House Speaker John Boehner, R-Ohio, pauses during a news conference on the "fiscal cliff" on Capitol Hill in Washington on Thursday, Dec. 20, 2012.
House Speaker John Boehner, R-Ohio, pauses during a news conference on the "fiscal cliff" on Capitol Hill in Washington on Thursday, Dec. 20, 2012.

— House Speaker John Boehner said members of his Republican caucus refused to back his tax measure because they didn’t want to be accused of raising taxes.

Boehner spoke to reporters in Washington a day after he scrapped a plan to allow higher tax rates on annual income above $1 million, throwing already-stalled budget talks into turmoil.

It was “not the outcome I wanted, but it was the will of the House,” Boehner said. “They were dealing with the perception that someone might accuse them of raising taxes.”

Until Monday, President Barack Obama and Boehner had been edging closer to a deal that would have included $1 trillion each in tax increases and spending cuts.

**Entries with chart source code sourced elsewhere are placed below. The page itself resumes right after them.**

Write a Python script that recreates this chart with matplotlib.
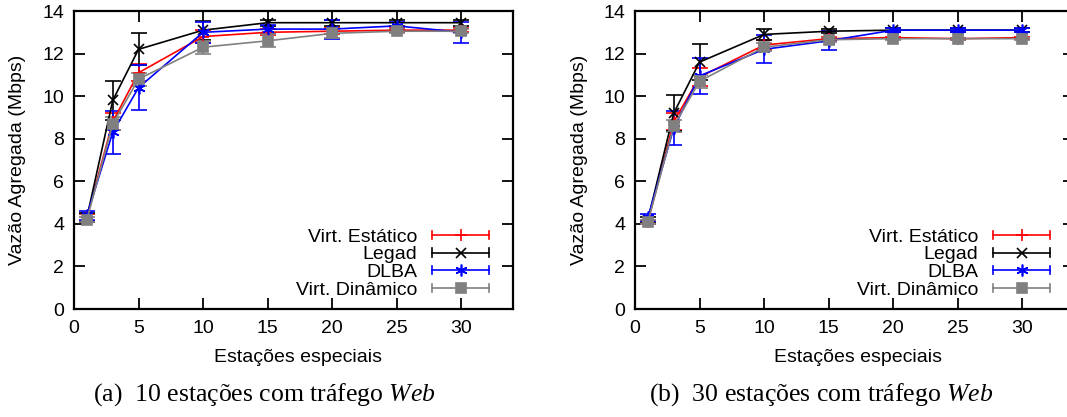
import matplotlib
matplotlib.use('Agg')
import matplotlib.pyplot as plt
from matplotlib.legend_handler import HandlerBase
from matplotlib.lines import Line2D

plt.rcParams['font.family'] = ['Liberation Sans', 'DejaVu Sans']
plt.rcParams['mathtext.fontset'] = 'custom'
plt.rcParams['mathtext.rm'] = 'Liberation Serif'
plt.rcParams['mathtext.it'] = 'Liberation Serif:italic'

# dados
estacoes = [1, 3, 5, 10, 15, 20, 25, 30]
nomes = ['Virt. Estático', 'Legad', 'DLBA', 'Virt. Dinâmico']

# (a) 10 estacoes web
a_estatico = [4.3, 8.8, 11.1, 12.8, 13.0, 13.05, 13.1, 13.1]
a_estatico_err = [0.15, 0.4, 0.4, 0.3, 0.15, 0.15, 0.1, 0.1]
a_legad = [4.3, 9.8, 12.2, 13.1, 13.45, 13.45, 13.45, 13.45]
a_legad_err = [0.2, 0.9, 0.75, 0.45, 0.15, 0.15, 0.15, 0.15]
a_dlba = [4.4, 8.3, 10.4, 13.0, 13.15, 13.15, 13.3, 13.0]
a_dlba_err = [0.2, 1.0, 1.05, 0.5, 0.2, 0.45, 0.2, 0.5]
a_dinamico = [4.2, 8.7, 10.8, 12.3, 12.6, 12.95, 13.05, 13.05]
a_dinamico_err = [0.1, 0.3, 0.3, 0.3, 0.3, 0.2, 0.1, 0.1]

# (b) 30 estacoes web
b_estatico = [4.1, 8.8, 10.9, 12.4, 12.7, 12.75, 12.7, 12.75]
b_estatico_err = [0.1, 0.4, 0.4, 0.25, 0.1, 0.05, 0.05, 0.05]
b_legad = [4.2, 9.2, 11.6, 12.9, 13.05, 13.1, 13.1, 13.1]
b_legad_err = [0.1, 0.85, 0.85, 0.25, 0.1, 0.1, 0.1, 0.1]
b_dlba = [4.3, 8.5, 10.95, 12.2, 12.6, 13.1, 13.1, 13.1]
b_dlba_err = [0.15, 0.8, 0.85, 0.65, 0.45, 0.1, 0.1, 0.1]
b_dinamico = [4.1, 8.6, 10.7, 12.3, 12.65, 12.7, 12.7, 12.7]
b_dinamico_err = [0.1, 0.3, 0.3, 0.2, 0.1, 0.05, 0.05, 0.05]

cores = ['#ff0000', '#000000', '#0000ff', '#808080']
marcadores = ['+', 'x', (6, 2, 0), 's']
tamanhos = [9, 7, 8.5, 7]
FS = 14


class HandlerBarra(HandlerBase):
    # estilo gnuplot: linha horizontal com barras nas pontas
    def create_artists(self, legend, orig, xd, yd, w, h, fontsize, trans):
        c = orig.get_color()
        y = yd + h / 2.0
        cap = h * 0.3
        arts = [
            Line2D([xd, xd + w], [y, y], color=c, lw=1.2),
            Line2D([xd, xd], [y - cap, y + cap], color=c, lw=1.2),
            Line2D([xd + w, xd + w], [y - cap, y + cap], color=c, lw=1.2),
            Line2D([xd + w / 2.0], [y], color=c, marker=orig.get_marker(),
                   markersize=orig.get_markersize(), mew=1.2, lw=0),
        ]
        for a in arts:
            a.set_transform(trans)
        return arts


def painel(ax, series, erros):
    handles = []
    for i in range(4):
        ax.errorbar(estacoes, series[i], yerr=erros[i], color=cores[i],
                    marker=marcadores[i], markersize=tamanhos[i], mew=1.2,
                    lw=1.2, elinewidth=1.2, capsize=6, capthick=1.2)
        handles.append(Line2D([], [], color=cores[i], marker=marcadores[i],
                              markersize=tamanhos[i]))
    ax.set_xlim(0, 34)
    ax.set_ylim(0, 14)
    ax.set_xticks([0, 5, 10, 15, 20, 25, 30])
    ax.set_yticks(range(0, 15, 2))
    ax.tick_params(direction='in', top=True, right=True, length=8, width=1.3,
                   labelsize=FS)
    ax.tick_params(axis='x', pad=8)
    ax.tick_params(axis='y', pad=7)
    for s in ax.spines.values():
        s.set_linewidth(1.6)
    ax.legend(handles, nomes, loc='lower right', bbox_to_anchor=(0.945, 0.035),
              frameon=False, markerfirst=False, fontsize=FS,
              handler_map={Line2D: HandlerBarra()}, handlelength=2.9,
              handletextpad=0.8, labelspacing=0.0, borderpad=0,
              borderaxespad=0)


fig = plt.figure(figsize=(10.67, 4.17), dpi=100)
ax1 = fig.add_axes([74 / 1067, 108 / 417, 439 / 1067, 298 / 417])
ax2 = fig.add_axes([635 / 1067, 108 / 417, 439 / 1067, 298 / 417])

painel(ax1, [a_estatico, a_legad, a_dlba, a_dinamico],
       [a_estatico_err, a_legad_err, a_dlba_err, a_dinamico_err])
painel(ax2, [b_estatico, b_legad, b_dlba, b_dinamico],
       [b_estatico_err, b_legad_err, b_dlba_err, b_dinamico_err])

for xl, xc, cx, cap in [(18, 298, 264, '(a)  10 estações com tráfego $\\mathit{Web}$'),
                        (580, 858, 821, '(b)  30 estações com tráfego $\\mathit{Web}$')]:
    fig.text(xl / 1067, (417 - 160) / 417, 'Vazão Agregada (Mbps)',
             rotation=90, ha='center', va='center', fontsize=FS)
    fig.text(xc / 1067, (417 - 357) / 417, 'Estações especiais',
             ha='center', va='center', fontsize=FS)
    fig.text(cx / 1067, (417 - 395) / 417, cap, ha='center', va='center',
             fontsize=18.5, family='Liberation Serif')

fig.savefig('out.png', dpi=100)
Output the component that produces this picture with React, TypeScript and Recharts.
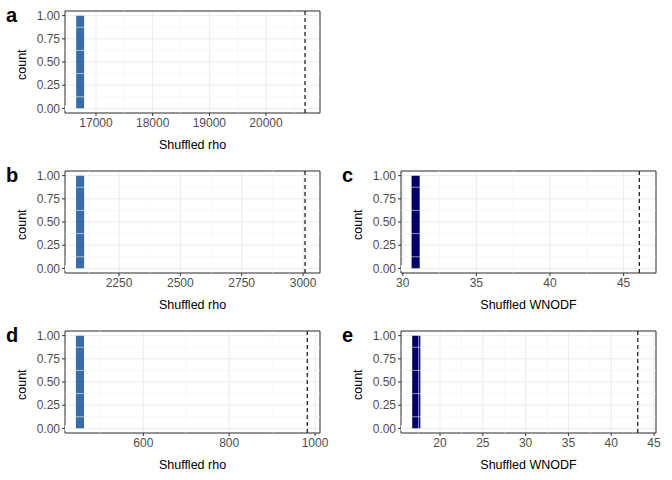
import React from 'react';
import { ComposedChart, XAxis, YAxis, CartesianGrid, ReferenceArea, ReferenceLine, Line } from 'recharts';

// shuffled values fall in a single bin; observed value shown as dashed line
const panelLetters = ['a', 'b', 'c', 'd', 'e'];
const xTitles = ['Shuffled rho', 'Shuffled rho', 'Shuffled WNODF', 'Shuffled rho', 'Shuffled WNODF'];
const binStarts = [16650, 2075, 30.6, 443, 16.75];
const binEnds = [16790, 2108, 31.15, 462, 17.7];
const binCounts = [1, 1, 1, 1, 1];
const observed = [20688, 3008, 46.07, 982, 43.1];
const xDomains: [number, number][] = [[16453, 20952], [2030, 3069], [29.88, 47.2], [417.6, 1011.6], [15.44, 45.23]];
const majorTicks = [
  [17000, 18000, 19000, 20000],
  [2250, 2500, 2750, 3000],
  [30, 35, 40, 45],
  [600, 800, 1000],
  [20, 25, 30, 35, 40, 45],
];
const minorTicks = [
  [16500, 17500, 18500, 19500, 20500],
  [2125, 2375, 2625, 2875],
  [32.5, 37.5, 42.5],
  [500, 700, 900],
  [17.5, 22.5, 27.5, 32.5, 37.5, 42.5],
];
const yTicks = [0, 0.25, 0.5, 0.75, 1];
const yMinor = [0.125, 0.375, 0.625, 0.875];
const fills = ['#3A6CA8', '#3A6CA8', '#000066', '#3A6CA8', '#000066'];
const positions = [[0, 0], [0, 160], [336, 160], [0, 320], [336, 320]];

const font = '"Liberation Sans", Arial, sans-serif';

const Panel: React.FC<{ i: number }> = ({ i }) => {
  const [lo, hi] = xDomains[i];
  return (
    <div style={{ position: 'absolute', left: positions[i][0], top: positions[i][1], width: 336, height: 160 }}>
      <div style={{ position: 'absolute', left: 6, top: 4, fontFamily: font, fontWeight: 'bold', fontSize: 20, color: '#000' }}>
        {panelLetters[i]}
      </div>
      <ComposedChart width={336} height={160} data={[{ x: lo, y: 0 }]} margin={{ top: 11, right: 16, bottom: 7, left: 20 }}
        style={{ fontFamily: font }}>
        <CartesianGrid stroke="#EBEBEB" strokeWidth={1} />
        {minorTicks[i].map((v) => (
          <ReferenceLine key={'mx' + v} x={v} stroke="#F3F3F3" strokeWidth={0.6} />
        ))}
        {yMinor.map((v) => (
          <ReferenceLine key={'my' + v} y={v} stroke="#F3F3F3" strokeWidth={0.6} />
        ))}
        <XAxis type="number" dataKey="x" domain={[lo, hi]} ticks={majorTicks[i]} allowDataOverflow
          height={40} axisLine={false} tickLine={{ stroke: '#333' }} tickSize={3}
          tick={{ fill: '#4D4D4D', fontSize: 12 }}
          label={{ value: xTitles[i], position: 'insideBottom', offset: 4, fill: '#000', fontSize: 12.5 }} />
        <YAxis type="number" domain={[-0.05, 1.05]} ticks={yTicks} allowDataOverflow width={45}
          axisLine={false} tickLine={{ stroke: '#333' }} tickSize={3}
          tickFormatter={(v) => Number(v).toFixed(2)} tick={{ fill: '#4D4D4D', fontSize: 12 }}
          label={{ value: 'count', angle: -90, position: 'insideLeft', offset: 2, fill: '#000', fontSize: 12.5, dy: 18 }} />
        <ReferenceArea x1={binStarts[i]} x2={binEnds[i]} y1={0} y2={binCounts[i]} fill={fills[i]} fillOpacity={1} stroke="none" />
        <ReferenceLine x={observed[i]} stroke="#222" strokeWidth={1.3} strokeDasharray="4 3" />
        <ReferenceArea x1={lo} x2={hi} y1={-0.05} y2={1.05} fill="none" stroke="#333" strokeWidth={1} ifOverflow="visible" />
        <Line dataKey="y" stroke="none" dot={false} isAnimationActive={false} />
      </ComposedChart>
    </div>
  );
};

export default function App() {
  return (
    <div style={{ position: 'absolute', left: 0, top: 0, width: 672, height: 480, background: '#fff' }}>
      {panelLetters.map((_, i) => (
        <Panel key={i} i={i} />
      ))}
    </div>
  );
}
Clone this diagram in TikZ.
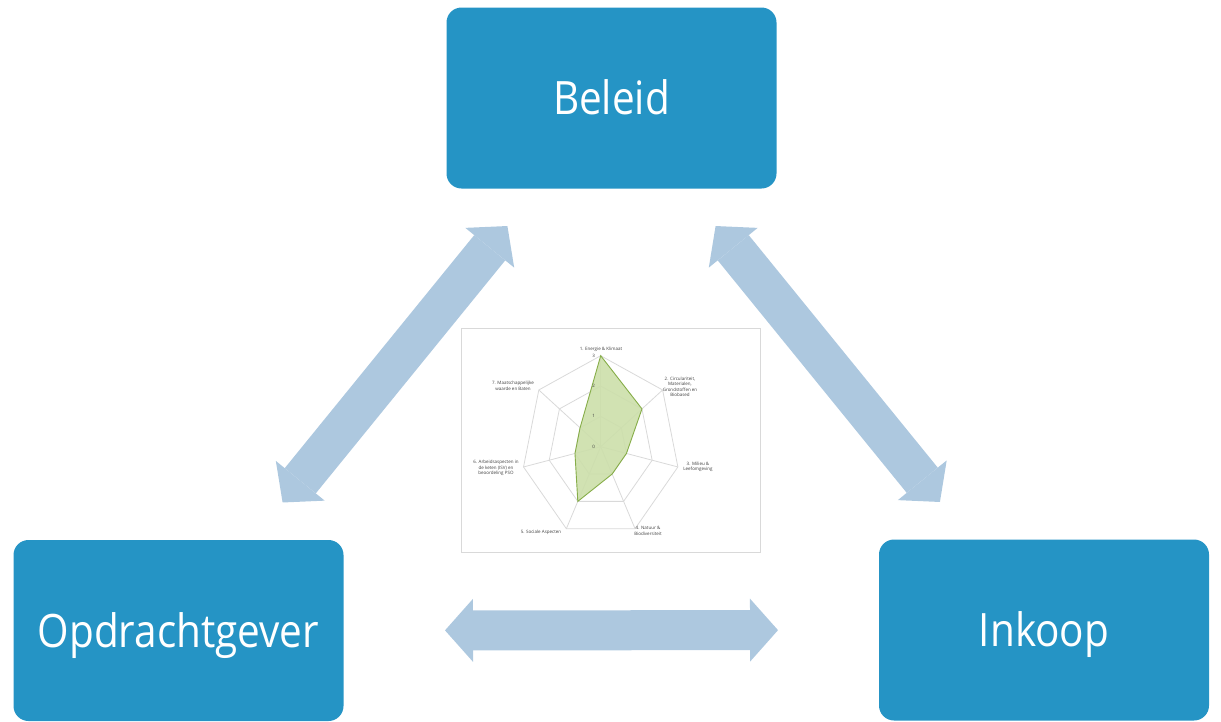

Now that Boehner has pulled his plan, House members and senators won’t vote on the end-of-year budget issues until after Christmas, giving them less than a week to reach agreement to avert more than $600 billion in tax increases and spending cuts set to take effect in January.

“It looks like to me that obviously this is going to drag on into next year, which is going to hurt our economy,” Republican Sen. Bob Corker of Tennessee said in an interview for Bloomberg Television’s Capitol Gains program. “So this will just drag on and on. And it really is about just political courage.”